Reproduce all the entries exactly and keep the pictures out.

-- Start Data extract --

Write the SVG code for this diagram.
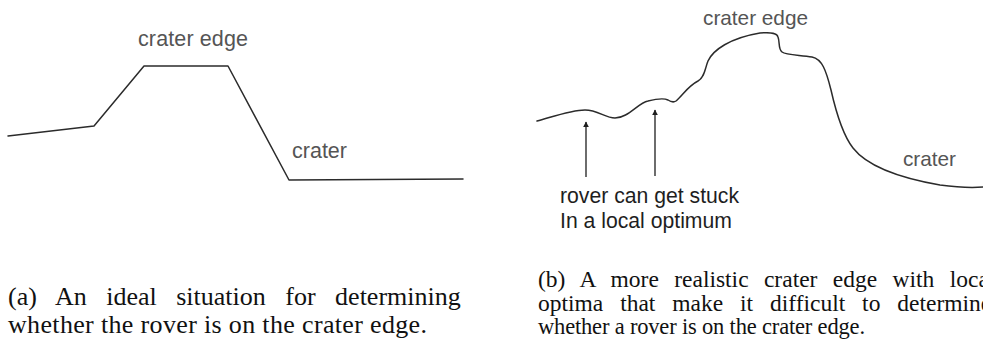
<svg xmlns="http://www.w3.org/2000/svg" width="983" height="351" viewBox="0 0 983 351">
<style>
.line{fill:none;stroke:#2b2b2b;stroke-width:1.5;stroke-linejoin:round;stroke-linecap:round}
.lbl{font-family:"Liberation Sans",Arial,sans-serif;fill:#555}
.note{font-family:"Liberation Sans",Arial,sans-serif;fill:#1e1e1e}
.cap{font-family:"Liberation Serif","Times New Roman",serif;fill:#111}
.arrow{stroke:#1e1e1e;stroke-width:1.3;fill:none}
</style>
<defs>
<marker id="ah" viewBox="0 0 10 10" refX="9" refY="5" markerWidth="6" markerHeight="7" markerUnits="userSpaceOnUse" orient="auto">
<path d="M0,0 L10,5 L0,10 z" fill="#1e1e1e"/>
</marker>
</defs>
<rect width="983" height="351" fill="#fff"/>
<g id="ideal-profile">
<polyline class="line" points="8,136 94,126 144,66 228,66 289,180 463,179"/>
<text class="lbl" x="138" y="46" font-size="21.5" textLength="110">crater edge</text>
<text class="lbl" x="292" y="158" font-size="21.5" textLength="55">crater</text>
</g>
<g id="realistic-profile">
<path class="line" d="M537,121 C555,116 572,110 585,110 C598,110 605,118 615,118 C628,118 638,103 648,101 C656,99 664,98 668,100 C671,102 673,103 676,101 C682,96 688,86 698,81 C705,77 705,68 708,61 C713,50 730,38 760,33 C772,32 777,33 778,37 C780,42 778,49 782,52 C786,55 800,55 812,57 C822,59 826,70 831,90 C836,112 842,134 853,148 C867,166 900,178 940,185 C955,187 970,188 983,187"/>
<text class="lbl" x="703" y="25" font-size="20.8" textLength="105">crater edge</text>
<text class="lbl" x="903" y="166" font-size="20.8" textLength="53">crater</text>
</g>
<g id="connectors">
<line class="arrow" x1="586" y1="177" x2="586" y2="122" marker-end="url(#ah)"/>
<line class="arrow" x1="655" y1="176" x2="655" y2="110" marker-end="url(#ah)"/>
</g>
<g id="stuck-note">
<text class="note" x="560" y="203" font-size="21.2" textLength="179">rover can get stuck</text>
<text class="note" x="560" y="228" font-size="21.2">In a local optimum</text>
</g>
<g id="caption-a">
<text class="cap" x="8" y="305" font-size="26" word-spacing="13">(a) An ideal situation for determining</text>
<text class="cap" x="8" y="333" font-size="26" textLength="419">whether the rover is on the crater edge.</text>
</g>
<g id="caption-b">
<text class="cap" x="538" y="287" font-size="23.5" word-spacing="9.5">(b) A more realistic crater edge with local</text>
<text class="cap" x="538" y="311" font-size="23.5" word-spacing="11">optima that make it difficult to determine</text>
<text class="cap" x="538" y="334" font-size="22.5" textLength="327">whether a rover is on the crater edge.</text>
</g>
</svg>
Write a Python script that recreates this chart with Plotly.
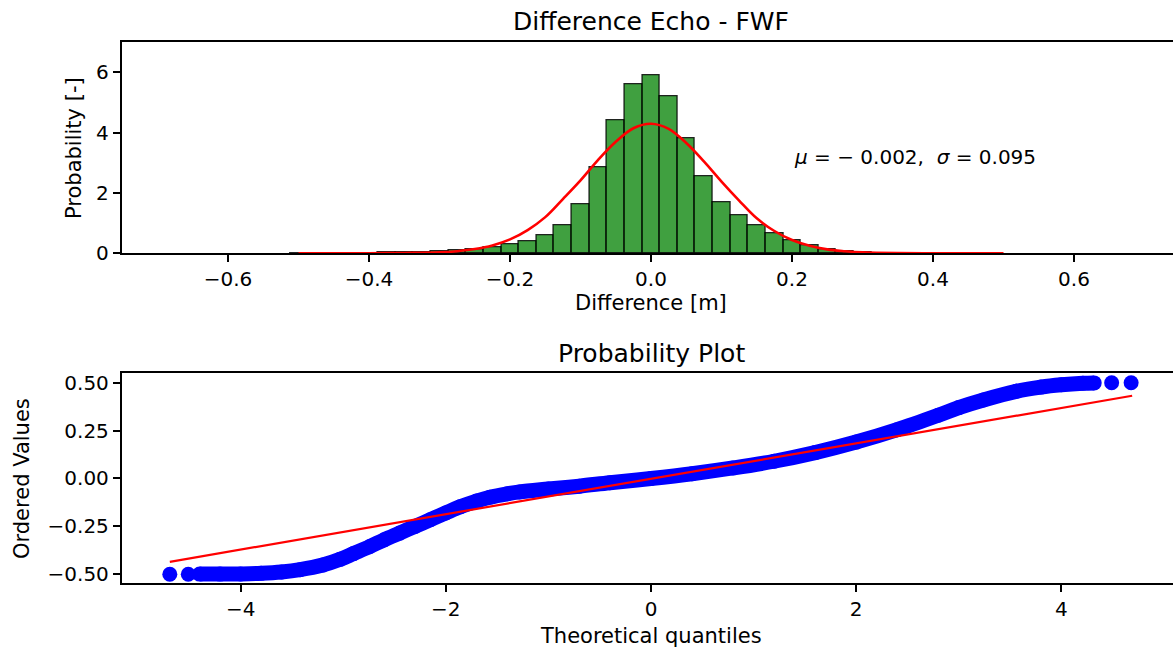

-- End Data extract --

Complete output —
Write the SVG code for this diagram.
<svg xmlns="http://www.w3.org/2000/svg" width="983" height="351" viewBox="0 0 983 351">
<style>
.line{fill:none;stroke:#2b2b2b;stroke-width:1.5;stroke-linejoin:round;stroke-linecap:round}
.lbl{font-family:"Liberation Sans",Arial,sans-serif;fill:#555}
.note{font-family:"Liberation Sans",Arial,sans-serif;fill:#1e1e1e}
.cap{font-family:"Liberation Serif","Times New Roman",serif;fill:#111}
.arrow{stroke:#1e1e1e;stroke-width:1.3;fill:none}
</style>
<defs>
<marker id="ah" viewBox="0 0 10 10" refX="9" refY="5" markerWidth="6" markerHeight="7" markerUnits="userSpaceOnUse" orient="auto">
<path d="M0,0 L10,5 L0,10 z" fill="#1e1e1e"/>
</marker>
</defs>
<rect width="983" height="351" fill="#fff"/>
<g id="ideal-profile">
<polyline class="line" points="8,136 94,126 144,66 228,66 289,180 463,179"/>
<text class="lbl" x="138" y="46" font-size="21.5" textLength="110">crater edge</text>
<text class="lbl" x="292" y="158" font-size="21.5" textLength="55">crater</text>
</g>
<g id="realistic-profile">
<path class="line" d="M537,121 C555,116 572,110 585,110 C598,110 605,118 615,118 C628,118 638,103 648,101 C656,99 664,98 668,100 C671,102 673,103 676,101 C682,96 688,86 698,81 C705,77 705,68 708,61 C713,50 730,38 760,33 C772,32 777,33 778,37 C780,42 778,49 782,52 C786,55 800,55 812,57 C822,59 826,70 831,90 C836,112 842,134 853,148 C867,166 900,178 940,185 C955,187 970,188 983,187"/>
<text class="lbl" x="703" y="25" font-size="20.8" textLength="105">crater edge</text>
<text class="lbl" x="903" y="166" font-size="20.8" textLength="53">crater</text>
</g>
<g id="connectors">
<line class="arrow" x1="586" y1="177" x2="586" y2="122" marker-end="url(#ah)"/>
<line class="arrow" x1="655" y1="176" x2="655" y2="110" marker-end="url(#ah)"/>
</g>
<g id="stuck-note">
<text class="note" x="560" y="203" font-size="21.2" textLength="179">rover can get stuck</text>
<text class="note" x="560" y="228" font-size="21.2">In a local optimum</text>
</g>
<g id="caption-a">
<text class="cap" x="8" y="305" font-size="26" word-spacing="13">(a) An ideal situation for determining</text>
<text class="cap" x="8" y="333" font-size="26" textLength="419">whether the rover is on the crater edge.</text>
</g>
<g id="caption-b">
<text class="cap" x="538" y="287" font-size="23.5" word-spacing="9.5">(b) A more realistic crater edge with local</text>
<text class="cap" x="538" y="311" font-size="23.5" word-spacing="11">optima that make it difficult to determine</text>
<text class="cap" x="538" y="334" font-size="22.5" textLength="327">whether a rover is on the crater edge.</text>
</g>
</svg>
Write a Python script that recreates this chart with Plotly.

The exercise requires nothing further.